When Mahbubani is arguing that the prerequisite for moving into the next stage of development is establishing good universities, in my mind, he is talking about the importance and significance of soft power that higher education bestows to a society. In todays’ world having soft power is the most important power that a country can have, and most importantly this soft power is enriched, enhanced, and achieved via educating the people. This essential of prosperity, functionality, and as Mahbubani says “next phase of development” includes academic power, cultural power, and social power. According to Joseph Nye, the privileged of this terminology (soft power), soft power is the ability to shape the preferences of others through appeal and attraction. Now the question crossing in my mind, maybe in everybody’s mind, is this that how much the public and private universities in Afghanistan have the power of attraction and appeal to form the preferences of Afghanistan’s youths to prefer studying at public and private universities inside Afghanistan rather than going to foreign countries for pursuing their higher education? The answer to this question is hard and challenging.
When the young citizenry of Afghanistan is moving to foreign countries for higher education, it echoes two things: either there are not qualified and professional cadres at public and private universities or the universities themselves do not have the soft power of attraction and appeal to convince the young generations to pursue their higher education inside Afghanistan. In my view, there are adequate professional cadres in Afghanistan who have master’s degree and PhD from top universities either of neighboring countries, European countries, or America. But unfortunately, most of the higher education institutions in Afghanistan particularly public higher education enterprises do not have professional, standardized, and rigorous educational leadership and effective policymaking mechanisms for attracting the students and recruiting the qualified instructors.
Public universities in Afghanistan besides their weak and abortive managerial and leadership systems have a specific glass ceiling for recruitment of new faculty, and anyone crossing that level, their chance to be recruited is controversial or it gives the signal of rejection. But what about the private universities? Since they do not have such unbreakable glass ceiling, when they are not able to attract both the talented students and highly potential faculty, it showcases that there is something wrong either with their recruitment policy, leadership and managerial mechanisms, or with their entire academic essence and ethos. 

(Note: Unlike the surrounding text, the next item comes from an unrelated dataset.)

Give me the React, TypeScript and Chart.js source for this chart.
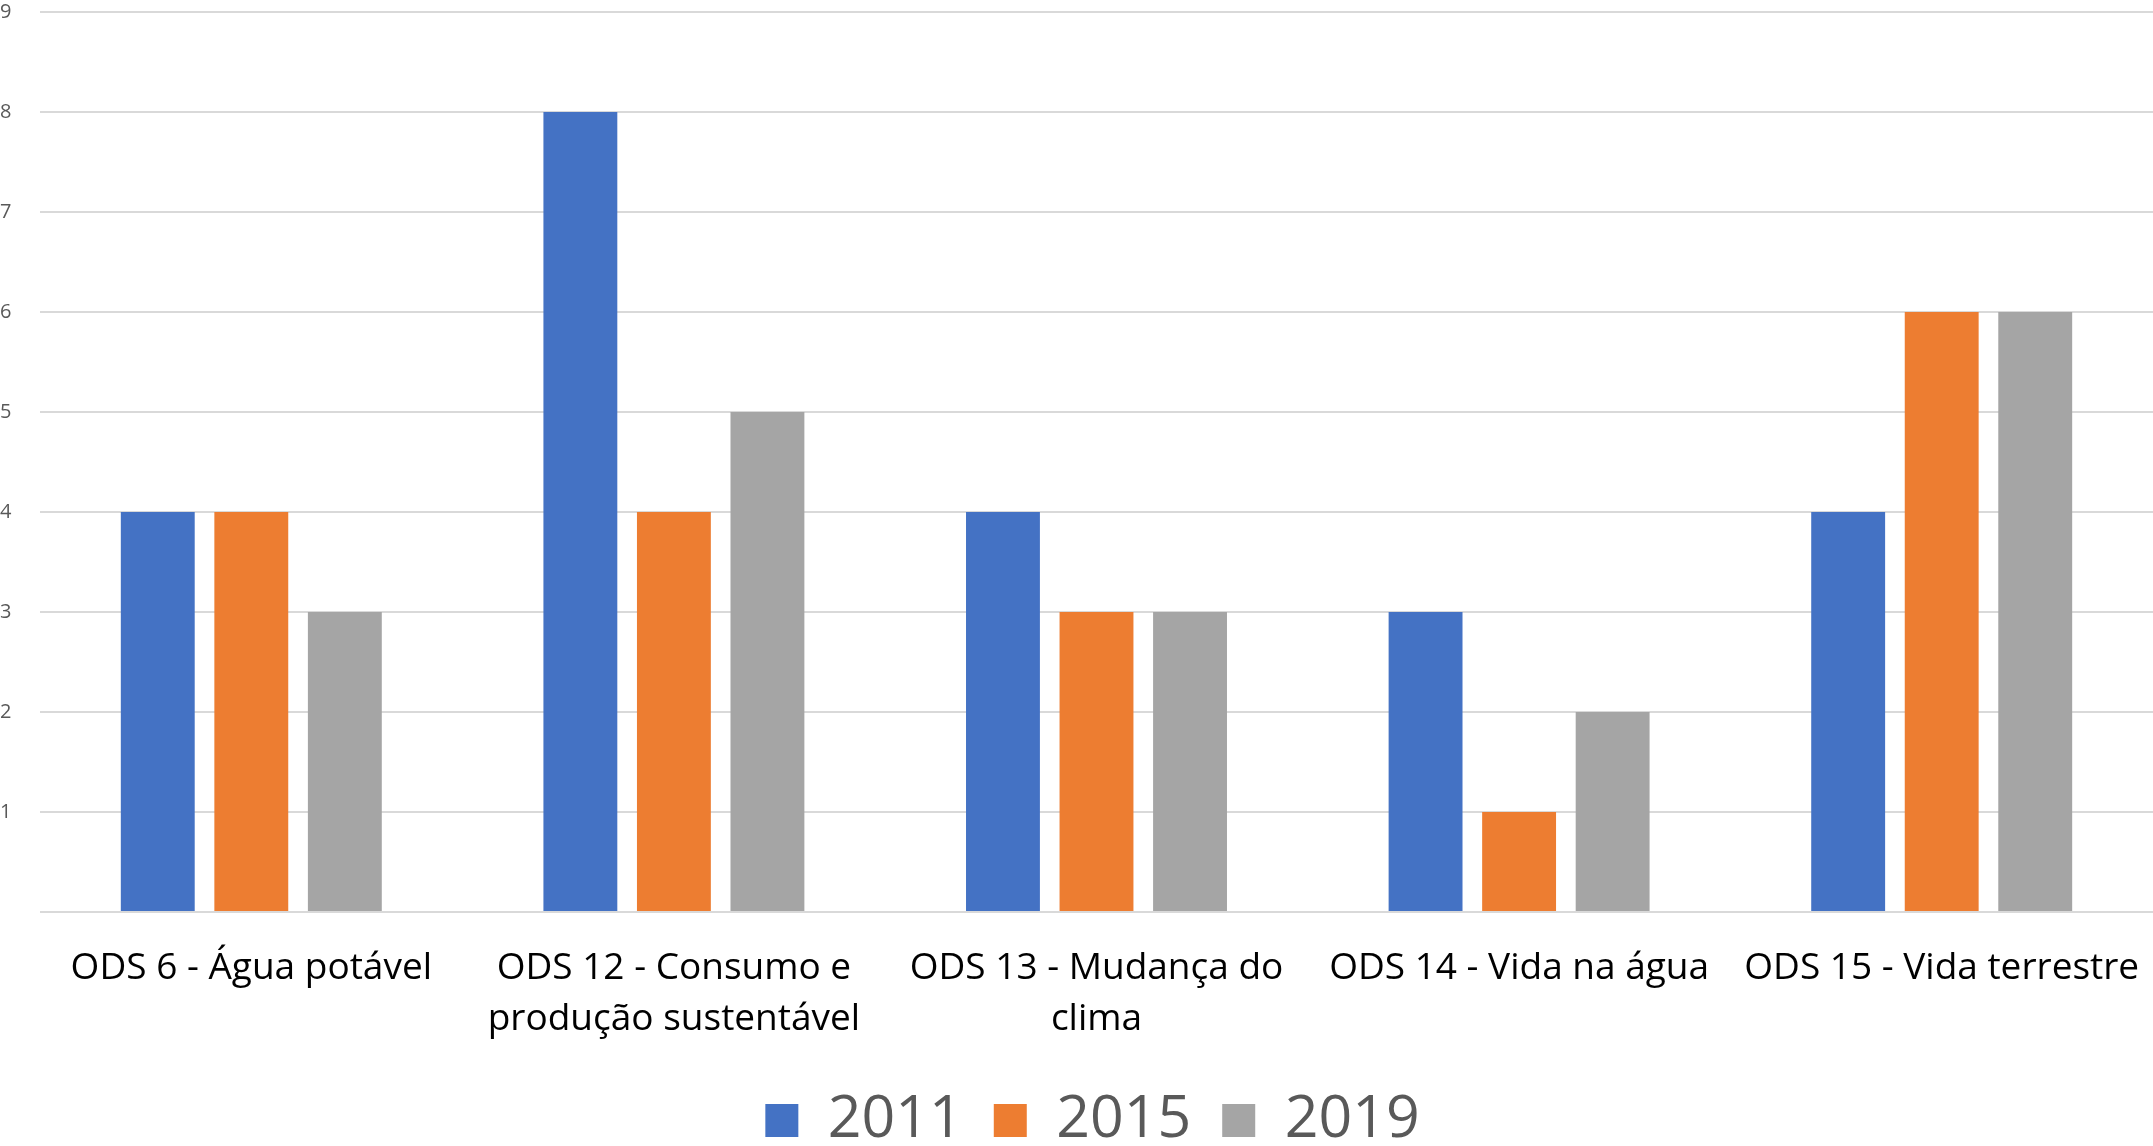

Nobody can deny that private and public universities in Afghanistan brought many effective and vital changes in the society. We started almost with zero, eroded and damaged educational infrastructures after the fall of Taliban’s regime, and currently there are 82 private institutes of higher education and universities and 22 public universities in Afghanistan. It projects that in terms of quantity we went ahead very fast and well but how much in terms of quality, the higher education in Afghanistan improved, is the question that every citizen of Afghanistan is asking themselves. In effect, some of the private institutions in Afghanistan are doing great and have enough potentials for tangible and considerable advancement and development; in other words, can move Afghanistan into the next phase of development providing that they are managed well. 

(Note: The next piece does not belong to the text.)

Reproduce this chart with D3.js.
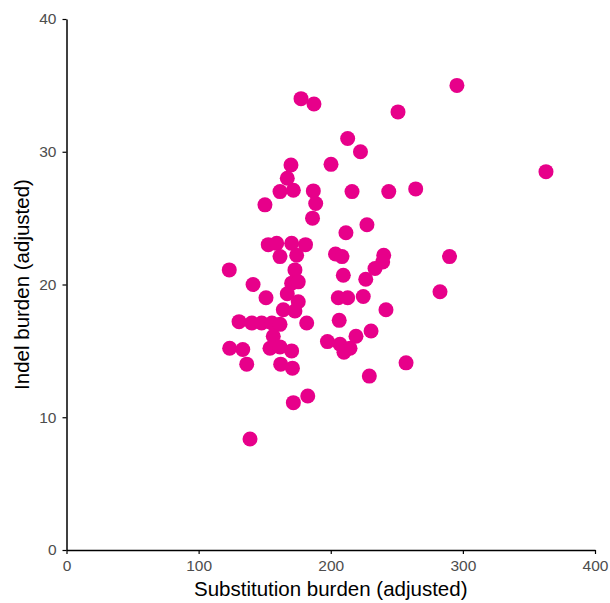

When Mahbubani is talking about entering the next phase of development, he refers this valuable and important obligation to higher education institutions of a country. Indeed, higher education institutions are the cornerstones of a country. In order to move Afghanistan into the next stage of development, higher education institutions in Afghanistan need to embrace a central and instrumental change. Public universities need to standardize and renovate their faculty recruitment policy, teaching methodologies, examination procedures, entrance matriculation, and their staff and students’ evaluation process. Moreover, public institutions need desperately to substitute meritocracy and academic competencies in lieu of kingship and nepotism in the crux of their performances, and must restructure their leadership and managerial schemes accordingly. Likewise, private universities need to streamline their mission statement from trading on their credentials to serving the public on their credentials, and bring fundamental and key metamorphosis in their leadership approach regarding the essence of higher education.